(Plotting code records)
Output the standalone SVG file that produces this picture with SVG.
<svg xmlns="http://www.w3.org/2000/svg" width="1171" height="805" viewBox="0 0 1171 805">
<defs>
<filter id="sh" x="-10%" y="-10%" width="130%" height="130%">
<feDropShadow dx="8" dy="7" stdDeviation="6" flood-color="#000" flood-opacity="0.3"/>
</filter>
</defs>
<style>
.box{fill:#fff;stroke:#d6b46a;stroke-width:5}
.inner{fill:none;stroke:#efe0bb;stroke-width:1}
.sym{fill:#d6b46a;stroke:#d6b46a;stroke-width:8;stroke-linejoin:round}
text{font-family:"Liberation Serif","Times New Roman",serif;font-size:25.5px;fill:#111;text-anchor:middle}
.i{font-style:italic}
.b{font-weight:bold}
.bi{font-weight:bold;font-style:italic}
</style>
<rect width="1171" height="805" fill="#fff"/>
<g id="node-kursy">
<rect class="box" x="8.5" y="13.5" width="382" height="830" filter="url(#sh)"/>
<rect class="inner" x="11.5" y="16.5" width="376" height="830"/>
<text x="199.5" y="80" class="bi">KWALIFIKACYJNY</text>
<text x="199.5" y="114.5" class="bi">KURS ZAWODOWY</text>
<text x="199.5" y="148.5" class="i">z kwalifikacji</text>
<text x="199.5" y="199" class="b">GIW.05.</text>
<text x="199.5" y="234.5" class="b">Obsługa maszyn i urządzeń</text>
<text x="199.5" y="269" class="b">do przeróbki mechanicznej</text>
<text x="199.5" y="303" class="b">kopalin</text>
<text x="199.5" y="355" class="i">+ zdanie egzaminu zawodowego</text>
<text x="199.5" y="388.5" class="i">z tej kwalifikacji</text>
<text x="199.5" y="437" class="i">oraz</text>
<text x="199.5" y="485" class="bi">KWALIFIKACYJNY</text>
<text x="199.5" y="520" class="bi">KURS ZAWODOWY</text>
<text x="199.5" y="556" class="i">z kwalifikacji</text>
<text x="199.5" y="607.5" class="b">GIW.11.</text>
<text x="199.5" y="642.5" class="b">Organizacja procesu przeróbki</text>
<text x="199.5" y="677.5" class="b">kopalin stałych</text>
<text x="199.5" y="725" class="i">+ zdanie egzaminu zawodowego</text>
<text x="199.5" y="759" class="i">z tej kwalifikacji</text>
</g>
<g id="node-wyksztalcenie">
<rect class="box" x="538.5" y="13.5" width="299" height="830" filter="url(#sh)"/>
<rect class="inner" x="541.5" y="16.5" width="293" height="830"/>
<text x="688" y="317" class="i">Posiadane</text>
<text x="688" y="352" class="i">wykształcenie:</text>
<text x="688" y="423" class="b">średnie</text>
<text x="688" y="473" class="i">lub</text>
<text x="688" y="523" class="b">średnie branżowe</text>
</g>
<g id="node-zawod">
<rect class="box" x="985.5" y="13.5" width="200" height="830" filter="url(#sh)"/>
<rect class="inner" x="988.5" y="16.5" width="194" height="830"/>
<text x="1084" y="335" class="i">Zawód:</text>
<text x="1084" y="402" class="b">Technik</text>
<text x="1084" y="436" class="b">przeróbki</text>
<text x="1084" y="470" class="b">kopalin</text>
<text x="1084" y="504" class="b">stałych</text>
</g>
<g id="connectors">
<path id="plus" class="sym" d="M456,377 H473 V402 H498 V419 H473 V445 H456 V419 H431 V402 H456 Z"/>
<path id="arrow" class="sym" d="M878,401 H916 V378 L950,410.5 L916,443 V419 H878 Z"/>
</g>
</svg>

--

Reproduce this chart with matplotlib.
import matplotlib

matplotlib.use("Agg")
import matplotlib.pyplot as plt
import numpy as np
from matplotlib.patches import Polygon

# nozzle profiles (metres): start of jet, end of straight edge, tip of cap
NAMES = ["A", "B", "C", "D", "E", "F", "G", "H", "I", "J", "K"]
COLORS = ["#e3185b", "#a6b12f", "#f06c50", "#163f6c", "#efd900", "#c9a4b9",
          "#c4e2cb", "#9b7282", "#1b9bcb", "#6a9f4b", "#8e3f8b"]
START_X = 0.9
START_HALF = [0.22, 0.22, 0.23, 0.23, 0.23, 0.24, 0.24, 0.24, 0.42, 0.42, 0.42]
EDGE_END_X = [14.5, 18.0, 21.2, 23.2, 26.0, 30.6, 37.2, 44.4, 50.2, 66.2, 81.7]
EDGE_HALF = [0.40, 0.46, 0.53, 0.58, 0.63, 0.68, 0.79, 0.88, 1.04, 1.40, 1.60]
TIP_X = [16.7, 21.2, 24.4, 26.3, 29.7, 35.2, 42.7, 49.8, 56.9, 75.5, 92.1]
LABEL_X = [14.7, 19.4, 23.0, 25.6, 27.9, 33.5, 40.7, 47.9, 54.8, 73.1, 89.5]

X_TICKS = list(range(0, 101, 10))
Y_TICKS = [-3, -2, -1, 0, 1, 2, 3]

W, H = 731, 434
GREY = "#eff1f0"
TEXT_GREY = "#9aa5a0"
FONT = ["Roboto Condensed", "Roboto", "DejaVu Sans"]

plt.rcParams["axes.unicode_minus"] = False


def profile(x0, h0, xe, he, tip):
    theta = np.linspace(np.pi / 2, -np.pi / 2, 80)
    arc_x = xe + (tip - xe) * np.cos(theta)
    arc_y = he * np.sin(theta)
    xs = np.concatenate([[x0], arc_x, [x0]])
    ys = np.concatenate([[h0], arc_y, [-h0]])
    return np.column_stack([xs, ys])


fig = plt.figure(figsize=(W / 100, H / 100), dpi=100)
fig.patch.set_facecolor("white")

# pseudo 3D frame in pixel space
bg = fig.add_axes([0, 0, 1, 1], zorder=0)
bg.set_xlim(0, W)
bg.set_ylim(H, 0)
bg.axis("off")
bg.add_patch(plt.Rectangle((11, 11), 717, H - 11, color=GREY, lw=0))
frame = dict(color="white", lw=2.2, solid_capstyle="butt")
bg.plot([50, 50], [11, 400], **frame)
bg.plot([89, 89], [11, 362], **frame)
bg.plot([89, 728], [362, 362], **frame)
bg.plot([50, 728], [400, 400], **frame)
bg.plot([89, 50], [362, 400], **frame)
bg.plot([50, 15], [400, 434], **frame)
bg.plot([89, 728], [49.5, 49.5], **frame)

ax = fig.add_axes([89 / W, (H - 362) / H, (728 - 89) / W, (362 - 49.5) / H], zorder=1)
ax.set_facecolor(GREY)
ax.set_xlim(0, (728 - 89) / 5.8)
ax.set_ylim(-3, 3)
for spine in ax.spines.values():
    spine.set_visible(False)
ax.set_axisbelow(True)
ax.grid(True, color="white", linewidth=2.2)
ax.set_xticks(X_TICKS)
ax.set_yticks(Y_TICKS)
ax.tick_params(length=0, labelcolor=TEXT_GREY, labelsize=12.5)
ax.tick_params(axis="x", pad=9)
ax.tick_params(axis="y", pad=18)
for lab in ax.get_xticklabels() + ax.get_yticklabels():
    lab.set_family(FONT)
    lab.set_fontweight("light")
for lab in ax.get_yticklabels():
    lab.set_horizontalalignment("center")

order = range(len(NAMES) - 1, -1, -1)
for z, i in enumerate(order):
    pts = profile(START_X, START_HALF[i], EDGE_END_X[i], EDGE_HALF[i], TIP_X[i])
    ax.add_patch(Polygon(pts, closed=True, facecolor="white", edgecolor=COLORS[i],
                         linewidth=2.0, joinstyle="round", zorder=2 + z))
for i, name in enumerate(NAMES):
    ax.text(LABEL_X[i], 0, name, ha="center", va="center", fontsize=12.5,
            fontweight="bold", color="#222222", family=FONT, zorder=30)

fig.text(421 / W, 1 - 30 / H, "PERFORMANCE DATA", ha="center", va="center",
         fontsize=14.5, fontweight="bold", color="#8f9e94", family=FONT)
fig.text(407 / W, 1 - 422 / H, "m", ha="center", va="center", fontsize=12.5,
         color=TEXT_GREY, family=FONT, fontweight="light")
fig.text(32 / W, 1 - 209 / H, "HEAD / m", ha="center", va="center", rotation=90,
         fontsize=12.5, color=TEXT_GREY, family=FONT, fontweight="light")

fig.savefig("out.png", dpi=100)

--

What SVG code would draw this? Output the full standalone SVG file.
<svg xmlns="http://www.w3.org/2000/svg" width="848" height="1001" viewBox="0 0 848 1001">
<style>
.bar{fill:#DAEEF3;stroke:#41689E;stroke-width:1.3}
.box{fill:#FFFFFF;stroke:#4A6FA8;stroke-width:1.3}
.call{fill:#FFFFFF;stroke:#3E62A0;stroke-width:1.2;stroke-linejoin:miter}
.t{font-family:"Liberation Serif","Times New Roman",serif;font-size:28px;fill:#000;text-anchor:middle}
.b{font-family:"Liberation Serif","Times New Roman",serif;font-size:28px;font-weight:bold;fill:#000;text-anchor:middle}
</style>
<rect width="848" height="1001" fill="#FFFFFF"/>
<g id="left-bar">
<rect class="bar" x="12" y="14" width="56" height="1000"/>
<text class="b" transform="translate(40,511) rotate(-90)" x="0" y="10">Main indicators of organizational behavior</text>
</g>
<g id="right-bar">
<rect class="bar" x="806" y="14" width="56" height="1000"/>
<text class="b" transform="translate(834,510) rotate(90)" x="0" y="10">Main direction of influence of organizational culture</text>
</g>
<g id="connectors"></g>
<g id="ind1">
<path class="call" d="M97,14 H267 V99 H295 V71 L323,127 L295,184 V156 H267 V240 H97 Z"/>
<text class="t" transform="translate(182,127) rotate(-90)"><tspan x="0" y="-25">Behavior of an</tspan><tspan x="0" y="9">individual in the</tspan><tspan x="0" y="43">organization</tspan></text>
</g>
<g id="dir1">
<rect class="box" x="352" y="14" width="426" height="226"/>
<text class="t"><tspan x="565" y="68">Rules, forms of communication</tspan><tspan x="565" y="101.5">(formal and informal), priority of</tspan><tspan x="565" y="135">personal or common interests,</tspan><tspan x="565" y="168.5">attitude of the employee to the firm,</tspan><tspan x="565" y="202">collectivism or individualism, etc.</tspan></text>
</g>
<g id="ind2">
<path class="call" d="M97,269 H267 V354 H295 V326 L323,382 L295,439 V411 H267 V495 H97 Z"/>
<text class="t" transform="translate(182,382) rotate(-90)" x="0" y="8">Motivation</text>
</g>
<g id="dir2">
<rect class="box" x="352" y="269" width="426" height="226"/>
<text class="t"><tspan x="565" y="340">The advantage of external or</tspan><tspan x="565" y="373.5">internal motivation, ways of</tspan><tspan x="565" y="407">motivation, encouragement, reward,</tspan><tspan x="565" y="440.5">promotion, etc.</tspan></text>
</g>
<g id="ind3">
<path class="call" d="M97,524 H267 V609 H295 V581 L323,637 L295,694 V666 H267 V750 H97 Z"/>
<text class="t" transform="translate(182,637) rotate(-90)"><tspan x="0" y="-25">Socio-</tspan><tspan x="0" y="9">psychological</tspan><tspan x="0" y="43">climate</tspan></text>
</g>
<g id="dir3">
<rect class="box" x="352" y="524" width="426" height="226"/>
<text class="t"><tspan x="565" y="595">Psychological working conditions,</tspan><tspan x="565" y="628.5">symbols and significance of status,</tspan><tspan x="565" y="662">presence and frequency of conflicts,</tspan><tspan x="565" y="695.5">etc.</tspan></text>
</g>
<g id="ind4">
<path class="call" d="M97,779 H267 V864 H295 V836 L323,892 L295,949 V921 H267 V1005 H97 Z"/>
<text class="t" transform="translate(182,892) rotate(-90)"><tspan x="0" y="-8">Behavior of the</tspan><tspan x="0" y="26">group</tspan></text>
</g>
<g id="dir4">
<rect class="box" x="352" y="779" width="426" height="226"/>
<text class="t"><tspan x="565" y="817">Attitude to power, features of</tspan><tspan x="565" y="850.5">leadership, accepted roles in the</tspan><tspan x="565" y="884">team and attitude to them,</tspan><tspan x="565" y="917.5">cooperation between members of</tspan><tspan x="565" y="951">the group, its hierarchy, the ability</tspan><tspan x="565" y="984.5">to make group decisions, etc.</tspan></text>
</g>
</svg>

§ **Set task**
Set down, without any change, only the lines from the line that holds "Reproduce this chart with matplotlib." through the line that holds "from matplotlib.patches import Polygon", both lines included.

§ **Reply to the task**
Reproduce this chart with matplotlib.
import matplotlib

matplotlib.use("Agg")
import matplotlib.pyplot as plt
import numpy as np
from matplotlib.patches import Polygon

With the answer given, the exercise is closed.